En 2020, un sondage édité par le Journal du Québec a révélé que les Québécois n’étaient plus que 36% à souhaiter l’indépendance de la plus française des provinces du Canada. Pis, 59% ne croient même plus que cette possibilité puisse arriver dans l’avenir. L’âge des votants est même révélateur d’un conflit de générations. Ceux qui ont connu le dernier combat pour l’indépendance, de 40 ans et au-delà, sont le plus enclin à souhaiter un nouveau référendum. Chez la nouvelle génération, le souverainisme intéresse peu. Ils sont à peine 31% entre 18 et 35 ans à se prononcer en faveur de l’indépendance, alors que celle-ci continue de faire fantasmer leurs cousins français qui ne cessent de refaire l’Histoire sur les réseaux sociaux, imaginant à satiété ce qu’aurait pu être le Canada français si celui-ci était resté dans le giron de la monarchie capétienne. Des chiffres qui restent toujours les mêmes aujourd’hui et qui démontrent que l’idée indépendantiste est en net recul au Québec. Même si les jeunes souverainistes tentent de la repenser afin de la rendre plus parlante à une génération plus sensible aux thèmes abordant l’inclusivité, le wokisme, les droits LGBT ou la lutte contre le réchauffement climatique.
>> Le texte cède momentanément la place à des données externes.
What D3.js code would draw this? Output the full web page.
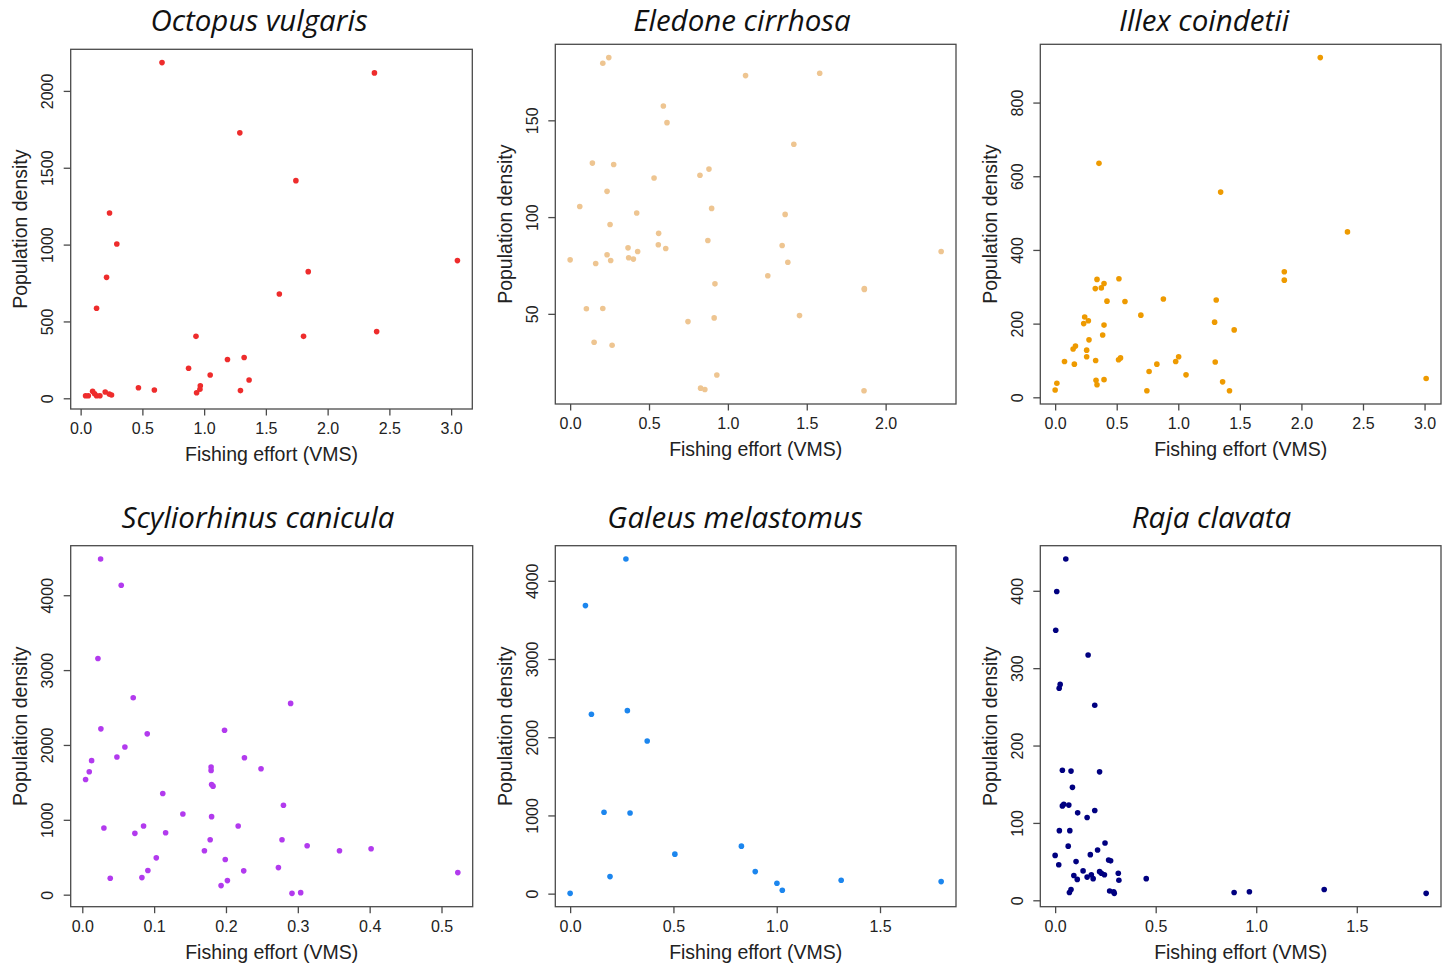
<!DOCTYPE html>
<html><head><meta charset="utf-8">
<script src="https://cdn.jsdelivr.net/npm/d3@7"></script>
<style>body{margin:0;background:#fff}svg{display:block}</style>
</head><body>
<svg id="chart" width="1447" height="966"></svg>
<script>
// ---------- DATA ----------
const species = ["Octopus vulgaris","Eledone cirrhosa","Illex coindetii","Scyliorhinus canicula","Galeus melastomus","Raja clavata"];
const pointColors = ["#EE2C2C","#EEC591","#EE9A00","#B23AEE","#1C86EE","#000080"];
const xAxisLabel = "Fishing effort (VMS)";
const yAxisLabel = "Population density";

const octopusX = [0.659,2.379,1.289,1.743,0.234,0.293,3.051,1.843,0.210,1.609,0.129,0.934,1.805,2.397,1.324,1.189,0.874,1.049,1.364,0.969,0.966,0.939,1.294,0.468,0.597,0.040,0.062,0.097,0.113,0.129,0.156,0.199,0.232,0.250];
const octopusY = [2184,2117,1727,1416,1206,1004,896,824,787,679,586,403,403,434,265,252,195,152,119,82,59,36,50,69,54,17,17,46,30,17,17,41,28,21];

const eledoneX = [0.207,0.245,1.112,1.582,0.591,0.614,1.418,0.141,0.276,0.880,0.823,0.532,0.234,0.061,0.897,0.422,1.363,0.253,0.561,0.873,0.559,1.344,0.367,0.606,0.428,2.352,0.234,0.371,0.401,0.000,0.257,1.380,0.162,1.253,0.918,1.865,1.865,0.103,0.207,1.454,0.913,0.747,0.152,0.266,0.930,0.827,0.854,1.863];
const eledoneY = [179.5,182.4,173.1,174.3,157.4,148.8,137.6,127.9,127.2,124.8,121.6,120.2,113.3,105.5,104.5,102.1,101.4,96.2,91.6,87.9,85.7,85.3,84.1,83.8,82.2,82.2,80.5,79.0,78.3,77.9,77.6,76.7,76.0,69.7,65.5,63.1,62.6,52.6,52.8,49.1,47.9,46.0,35.3,33.8,18.4,11.6,10.9,10.3];

const illexX = [2.153,0.356,1.344,2.374,1.861,1.861,0.518,0.340,0.397,0.326,0.375,0.879,1.308,0.421,0.567,0.696,0.240,0.270,1.295,0.232,0.397,1.454,0.386,0.275,0.165,0.146,0.256,0.256,1.003,0.531,0.515,0.329,0.076,0.979,1.300,0.156,0.826,0.763,1.063,3.013,0.397,0.332,1.360,0.014,0.340,0.000,0.745,1.416];
const illexY = [922,635,557,449,341,318,322,320,309,295,297,267,264,261,260,223,218,208,204,200,196,183,169,156,139,131,128,110,110,107,102,100,97,97,96,90,90,70,61,51,48,46,42,38,34,20,18,18];

const scyliorhinusX = [0.0255,0.0542,0.0218,0.0709,0.290,0.0259,0.198,0.0904,0.0593,0.0482,0.2257,0.0130,0.2488,0.1793,0.1793,0.0097,0.0046,0.180,0.182,0.112,0.280,0.140,0.180,0.0853,0.217,0.0301,0.116,0.0732,0.178,0.278,0.313,0.402,0.170,0.358,0.103,0.199,0.273,0.0913,0.2247,0.5227,0.0830,0.0389,0.2020,0.1932,0.2919,0.304];
const scyliorhinusY = [4483,4134,3154,2631,2555,2215,2197,2148,1973,1839,1830,1790,1682,1705,1660,1642,1539,1472,1450,1351,1195,1078,1042,917,917,890,828,819,734,734,653,613,586,586,492,470,362,322,318,295,228,219,188,121,18,27];

const galeusX = [0.270,0.074,0.277,0.103,0.373,0.164,0.290,0.829,0.507,0.896,0.193,1.312,1.796,1.001,1.027,0.000];
const galeusY = [4278,3683,2340,2293,1951,1040,1031,607,505,282,218,171,154,133,43,4];

const rajaX = [0.053,0.008,0.003,0.164,0.025,0.020,0.197,0.036,0.079,0.221,0.086,0.036,0.043,0.068,0.112,0.197,0.159,0.021,0.073,0.248,0.065,0.211,0.000,0.175,0.266,0.276,0.104,0.018,0.139,0.221,0.230,0.245,0.314,0.180,0.189,0.159,0.093,0.110,0.317,0.453,0.079,0.071,0.271,0.291,0.294,0.890,0.966,1.338,1.845];
const rajaY = [441,399,349,317,279,274,252,168,167,166,146,122,124,123,113,116,107,90,90,74,70,65,58,59,52,51,50,46,38,37,35,33,35,33,28,30,32,27,26,28,14,10,12,11,9,10,11,14,9];

const xTicksOctopus = [0,0.5,1,1.5,2,2.5,3];
const yTicksOctopus = [0,500,1000,1500,2000];
const xTicksEledone = [0,0.5,1,1.5,2];
const yTicksEledone = [50,100,150];
const xTicksIllex = [0,0.5,1,1.5,2,2.5,3];
const yTicksIllex = [0,200,400,600,800];
const xTicksScylio = [0,0.1,0.2,0.3,0.4,0.5];
const yTicksScylio = [0,1000,2000,3000,4000];
const xTicksGaleus = [0,0.5,1,1.5];
const yTicksGaleus = [0,1000,2000,3000,4000];
const xTicksRaja = [0,0.5,1,1.5];
const yTicksRaja = [0,100,200,300,400];

// ---------- LAYOUT ----------
const panels = [
  {name:species[0], color:pointColors[0], xs:octopusX, ys:octopusY, xt:xTicksOctopus, yt:yTicksOctopus, box:[70.7,472.3,49.3,409], tx:259, ty:31},
  {name:species[1], color:pointColors[1], xs:eledoneX, ys:eledoneY, xt:xTicksEledone, yt:yTicksEledone, box:[555.3,956,44.3,404], tx:742, ty:31},
  {name:species[2], color:pointColors[2], xs:illexX, ys:illexY, xt:xTicksIllex, yt:yTicksIllex, box:[1040.3,1441,44.3,404], tx:1204, ty:31},
  {name:species[3], color:pointColors[3], xs:scyliorhinusX, ys:scyliorhinusY, xt:xTicksScylio, yt:yTicksScylio, box:[70.7,472.7,545.7,906.7], tx:258, ty:527.5},
  {name:species[4], color:pointColors[4], xs:galeusX, ys:galeusY, xt:xTicksGaleus, yt:yTicksGaleus, box:[555.3,956,545.7,906.7], tx:735, ty:527.5},
  {name:species[5], color:pointColors[5], xs:rajaX, ys:rajaY, xt:xTicksRaja, yt:yTicksRaja, box:[1040.3,1441,545.7,906.7], tx:1211.5, ty:527.5}
];

function rDomain(v){ const [a,b]=d3.extent(v); const e=(b-a)*0.04; return [a-e,b+e]; }

const svg = d3.select("#chart");
const fontAxis = "'Liberation Sans', Arial, sans-serif";
const boxColor = "#4a4a4a";

panels.forEach(p => {
  const [L,R,T,B] = p.box;
  const x = d3.scaleLinear().domain(rDomain(p.xs)).range([L,R]);
  const y = d3.scaleLinear().domain(rDomain(p.ys)).range([B,T]);
  const g = svg.append("g");

  // title
  g.append("text").attr("x",p.tx).attr("y",p.ty).attr("text-anchor","middle")
    .attr("font-family","'Open Sans', 'Noto Sans', sans-serif").attr("font-style","italic")
    .attr("font-size",29.5).attr("fill","#111").text(p.name);

  // x axis
  const xa = g.append("g").attr("transform",`translate(0,${B})`)
    .call(d3.axisBottom(x).tickValues(p.xt).tickFormat(d3.format(".1f")).tickSize(6.5).tickSizeOuter(0));
  xa.select(".domain").remove();
  xa.selectAll("line").attr("stroke",boxColor).attr("stroke-width",1.3);
  xa.selectAll("text").attr("y",25.3).attr("dy",null).attr("font-size",16)
    .attr("font-family",fontAxis).attr("fill","#222");

  // y axis
  const ya = g.append("g").attr("transform",`translate(${L},0)`)
    .call(d3.axisLeft(y).tickValues(p.yt).tickFormat(d3.format("d")).tickSize(7).tickSizeOuter(0));
  ya.select(".domain").remove();
  ya.selectAll("line").attr("stroke",boxColor).attr("stroke-width",1.3);
  ya.selectAll("text").attr("transform","rotate(-90)").attr("x",0).attr("y",-17.4).attr("dy",null)
    .attr("text-anchor","middle").attr("font-size",16).attr("font-family",fontAxis).attr("fill","#222");

  // box
  g.append("rect").attr("x",L).attr("y",T).attr("width",R-L).attr("height",B-T)
    .attr("fill","none").attr("stroke",boxColor).attr("stroke-width",1.3);

  // axis titles
  g.append("text").attr("x",(L+R)/2).attr("y",B+52).attr("text-anchor","middle")
    .attr("font-family",fontAxis).attr("font-size",19.5).attr("fill","#222").text(xAxisLabel);
  g.append("text").attr("transform",`translate(${L-43.7},${(T+B)/2}) rotate(-90)`).attr("text-anchor","middle")
    .attr("font-family",fontAxis).attr("font-size",19.5).attr("fill","#222").text(yAxisLabel);

  // points
  g.append("g").selectAll("circle").data(p.xs.map((v,i)=>[v,p.ys[i]])).join("circle")
    .attr("cx",d=>x(d[0])).attr("cy",d=>y(d[1])).attr("r",2.8).attr("fill",p.color);
});
</script>
</body></html>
C’est un travail de longue haleine qui attend les militants de la Nouvelle Alliance, qui devront faire leur mue, au-delà de leurs coups d’éclat, afin de percer et de convaincre leur propre génération de l’utilité de leur combat. Face à eux, la puissante machine du CAQ (Coalition avenir Québec) qui préside le Québec depuis 2018 et qui n’entend pas leur faire de la place. Dirigé par le Premier ministre, François Legault, le parti politique réclame seulement que la province obtienne plus de pouvoirs (notamment en matière d’immigration et judiciaire) et conforte son autonomie au sein d’un Canada fédéral, reléguant presque l’idée indépendantiste aux oubliettes de l’histoire canadienne.